I knew this episode would be sub-par early on, when I first saw Sherlock fighting that Arabian-looking swordsman in his flat. It raised several questions that were never answered. Who is this guy? Why is he attacking Sherlock? Why is he wearing that exotic, impractical costume that is bound to get him noticed? Did he walk down the street looking like that? What happened to him in the minutes between his fight with Sherlock and John's return home.

This episode's mystery focuses on a Chinese gang of smugglers who murder two Englishmen and a Chinese-English woman. All three were smugglers and one of them stole an ancient piece of Chinese jewelry as a gift to his girlfriend.

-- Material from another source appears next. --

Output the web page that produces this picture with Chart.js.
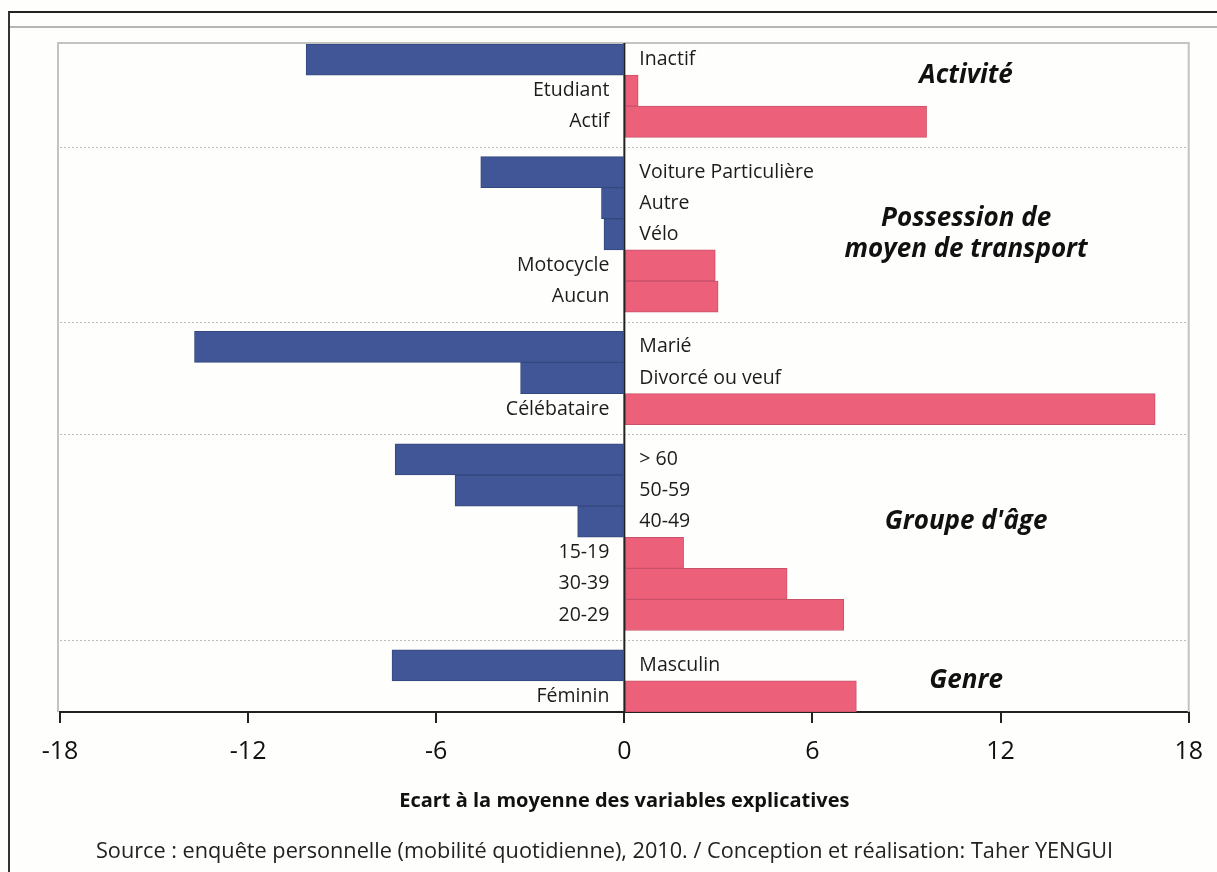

Rather than an elegant chain of evidence, the circumstances that lead to our heroes solving this mystery are contrived and difficult to believe. For example, Sherlock realizes that two murder victims are connected by distinctive Tong tattoos on their feet. How could the coroner miss this? It bugs me when writers make a "genius" character look smart by making everyone around him stupid. Also, Sherlock must decode a cypher used by the Tong. He is told that the code is based on a book, but his source is killed before he finds out which one. He then goes through every book the victims own until he realizes that, for whatever reason, the code would be based on a book that everyone owns and he figures out that it is a guide to London's Underground.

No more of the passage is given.